2.4.2 Release Note

版本修复了已知问题，并新增了少量功能。

训练框架（含分布式）

修复 paddle.utils.dlpack.to_dlpack 在 for 循环里 API 多次创建 dlpack 对象的报错问题，修复引用对象计数错误导致 dlpack 实际指向内容被析构的问题。 #50138
修复 paddle.multiplex API 在多维 Input Tensor 场景下访存越界的问题并添加 check 机制。 #49368
引入 cutlass，实现 gemm+gather+scatter 的融合；优化 sparse conv 的训练和推理性能；优化 batch_norm 在 1D 输入数据下的推理性能。 #50118
修复因使用 constexpr 导致 gcc54 环境下编译失败的问题。 #50421
将 sum op 的 Kernel 迁移到 PHI 算子库，并且修复 infermeta 中 SelectedRows 无法获取正确 dim 的 bug。 #49342
修复 eigen 头文件错误引用导致的偶发编译错误。 #48157
修复 fold 算子在大 bs 输入下访存越界的问题。 #49491
通过增加类型判别，解决发送张量时，维度不统一，造成流水线并行 hang 住的问题。 #50337
修复了自定义算子输出梯度的参数顺序不连续时，反向算子的输出值可能为 None 的 bug。 #48656
修复 paddle.queeze_ API 在 inplace 操作时 shape 重复修改导致结果错误 bug。 #49903
修复动转静模式下无参数 Layer 无法调用 backward 的问题。 #49812
修复 CUDA11.8 在 windows 的编译问题。 #50205
修复 FusedDropoutActBiasGrad 在 H100 上不支持的错误。 #47285
新增 debug_graphviz_path 选项至 build_strategy。 #46531
修复未关闭的 popen 物件。 #47053

完善混合精度推理功能，提高混合精度推理稳定性。
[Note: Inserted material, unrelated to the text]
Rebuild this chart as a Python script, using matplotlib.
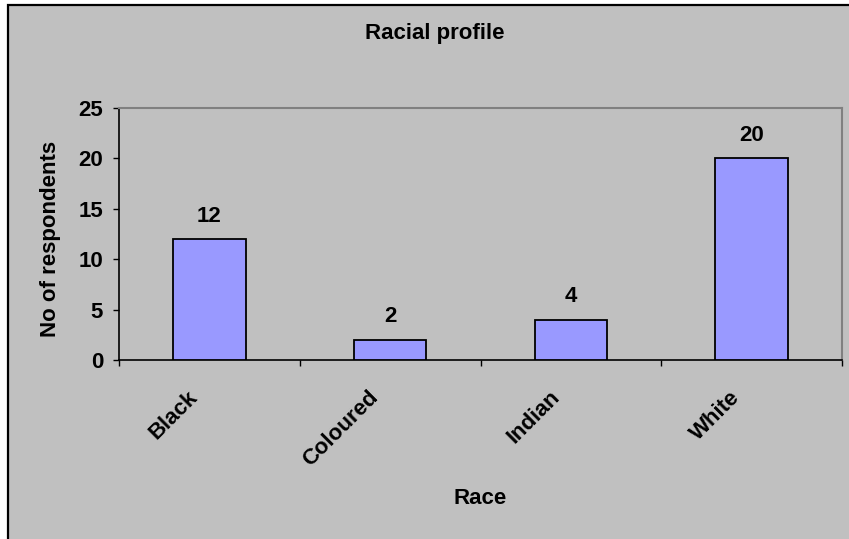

重构二阶段式 convert_to_mixed_precision 接口底层实现， enable_use_gpu 新增 precision 参数支持一阶段式。 #49077、#49239、#49477
支持 jetson ampere 架构下编译。 #49364
修复 fc kernel 低精度模式下的精度问题。 #49781
修复 CAPI 下， trt workspace 参数类型的错误。 #48350
修复 Paddle 1.x 版本下 arg_max arg_min 没有 flatten dtype 参数，推理时会报错的问题。 #49771
修复 split infermeta 重构后关于 lod 逻辑信息缺失问题。 #49745
修复常量折叠 pass 不正确设置，导致 conv2d 权重经折叠后为非 persistable 而没有进入 TensorRT engine 问题。 #50105

V2.4.2 fixed known bugs, and added a tiny set of features.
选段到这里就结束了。